Disini, penulis perlu menjelaskan juga bahwa untuk membahas lebih rinci sejauh mana sosiologi mambahas tentang kependidikan dan begitu juga sebaliknya, maka dalam disini kami sedikit akan memberikan informasi mengenai pendidikan dalam sosiologi. Namun ruang lingkup bahasannya terbatas pada lembaga pendidikan itu sendiri.

Menurut Stalcup:
1.      Educational sociology; yakni merupakan aplikasi prinsip-prinsip umum dan penemuan-penemuan sosiologi bagi pengadministrasian dan/atau proses pendidikan. Pendekatan ini berupaya untuk menerapkan prinsip-prinsip sosiologi pada lembaga pendidikan sebagai suatu unit sosial tersendiri.
2.      Sociology educational, merupakan analisis terhadap proses-proses sosiologi yang berlangsung dalam lembaga pendidikan.
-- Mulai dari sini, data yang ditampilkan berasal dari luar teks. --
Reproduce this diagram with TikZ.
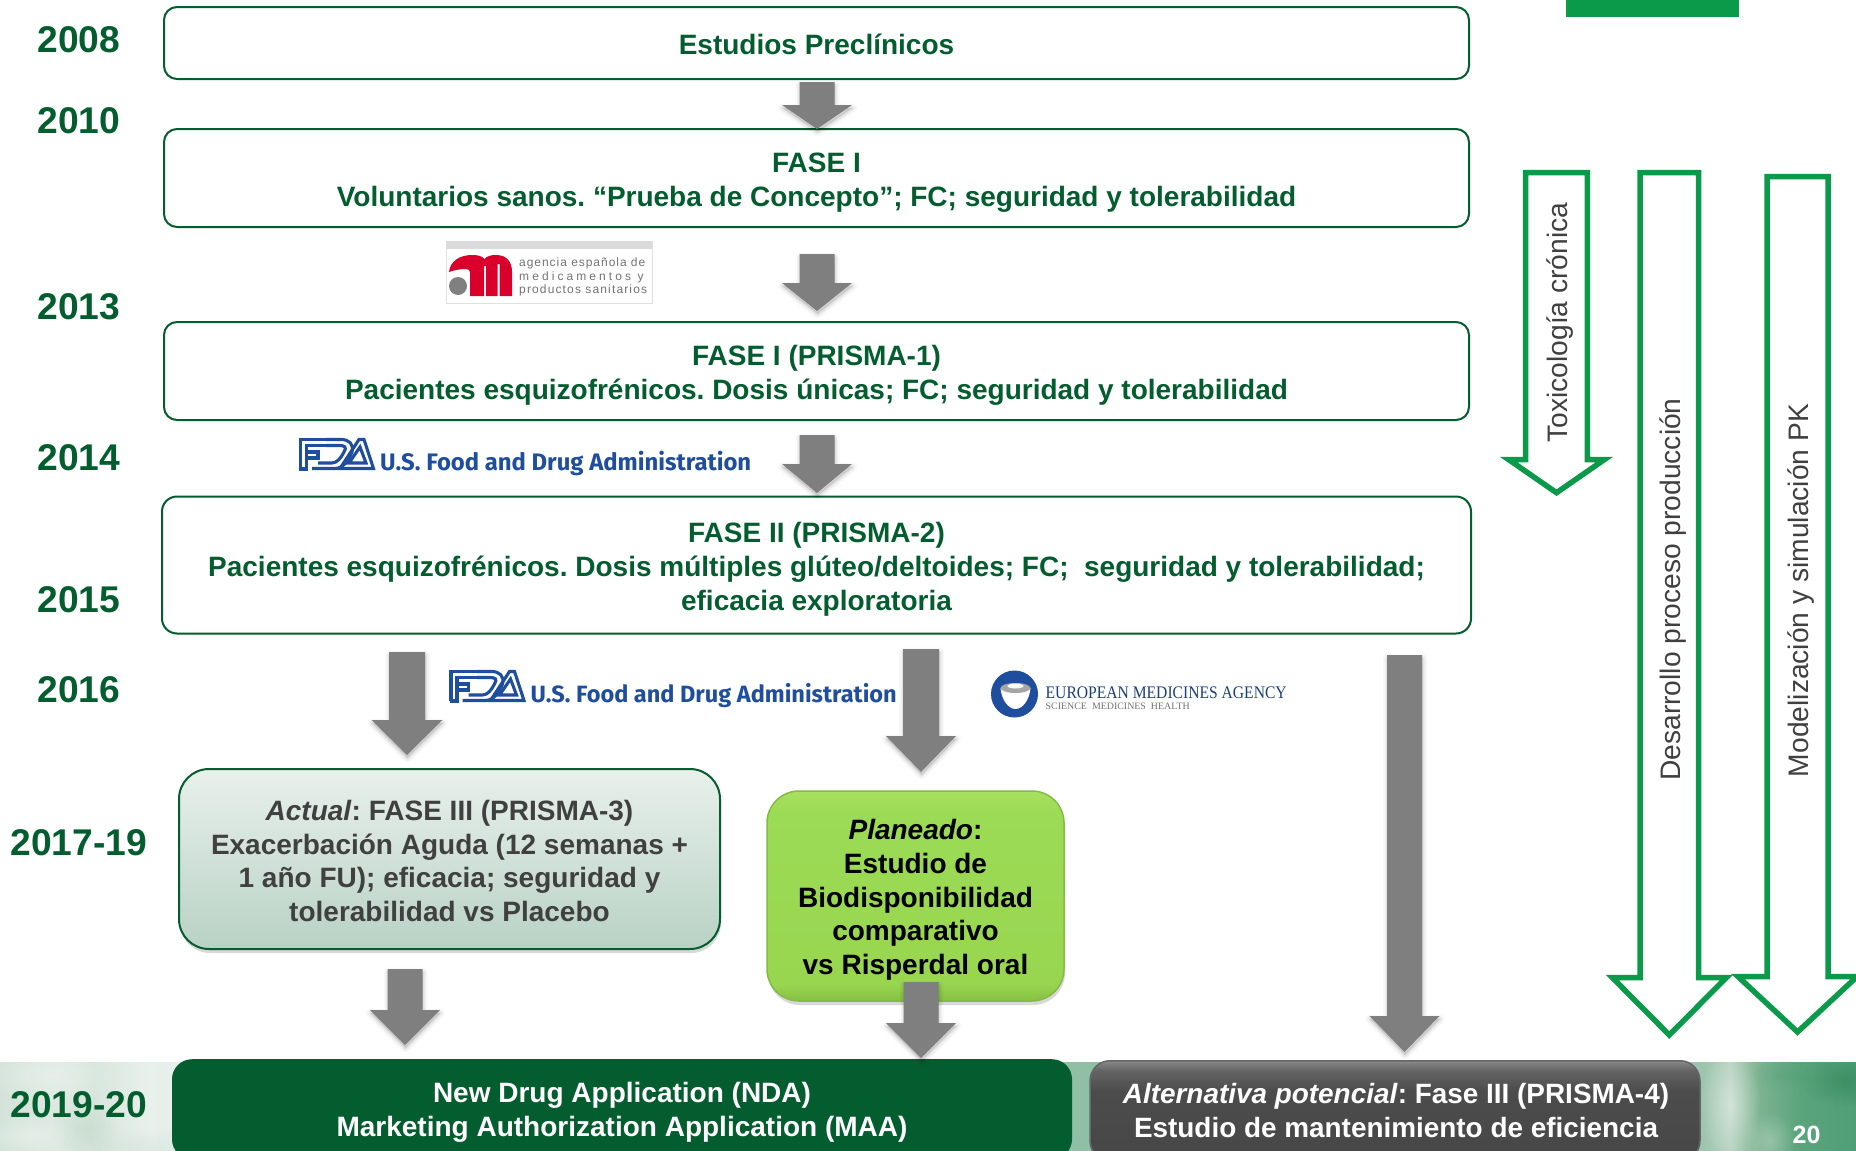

Takanan dan wilayah telaahnya pada lembaga pendidikan itu sendiri.

Berikut defenisi sosiologi pendidikan menurut pakar sosilogi;
a.       Fairchild, sosiologi pendidikan adalah sosiologi yang diterapkan untuk memecahkan masalah-masalah pendidikan yang fundamental.
b.      Robbins, sosiologi pendidikan adalah sosiologi khusus yang tugasnya menyelidiki stuktur dan dinamika proses pendidikan.
c.       Ellwood, sosiologi pendidikan adalah ilmu pengetahuan yang mempelajari/menuju untuk melahirkan maksud hubungan-hubungan antara semua pokok-pokok masalah antara proses pendidikan dan proses sosial.


Defenisi diatas menurut analisis penulis mengisyaratkan adanya kajian khusus yang lebih spesifik untuk mengangkat isu-isu sosial dalam pendidikan atau sebaliknya. Lembaga sekolah misalnya, sebagai struktur sekolah berperan menciptakan hubungan dengan lembaga-lembaga lain yang ada didalam masyarakat sehingga melahirkan integrasi yang solid. Ketika terjadi masalah sosial yang melibatkan fungsionaris yang ada pada lembaga sekolah maka akan dengan mudah diselesaikan. Contoh kasus, misalnya seorang siswa melanggar peraturan lalu lintas (tidak memakai helm dan tanpa SIM), maka lembaga kepolisian yang berwenang akan memberikan sanksi berat dengan “tilang”  yakni hukuman dengan mengharuskan siswa membuat “SIM” yang tentunya dengan biaya mahal. Dengan hubungan komunikasi dan kerjasama yang baik maka biaya yang mesti dibayar mahal menjadi agak terjangkau dengan terjalinnya hubungan antara lembaga-lembaga tersebut.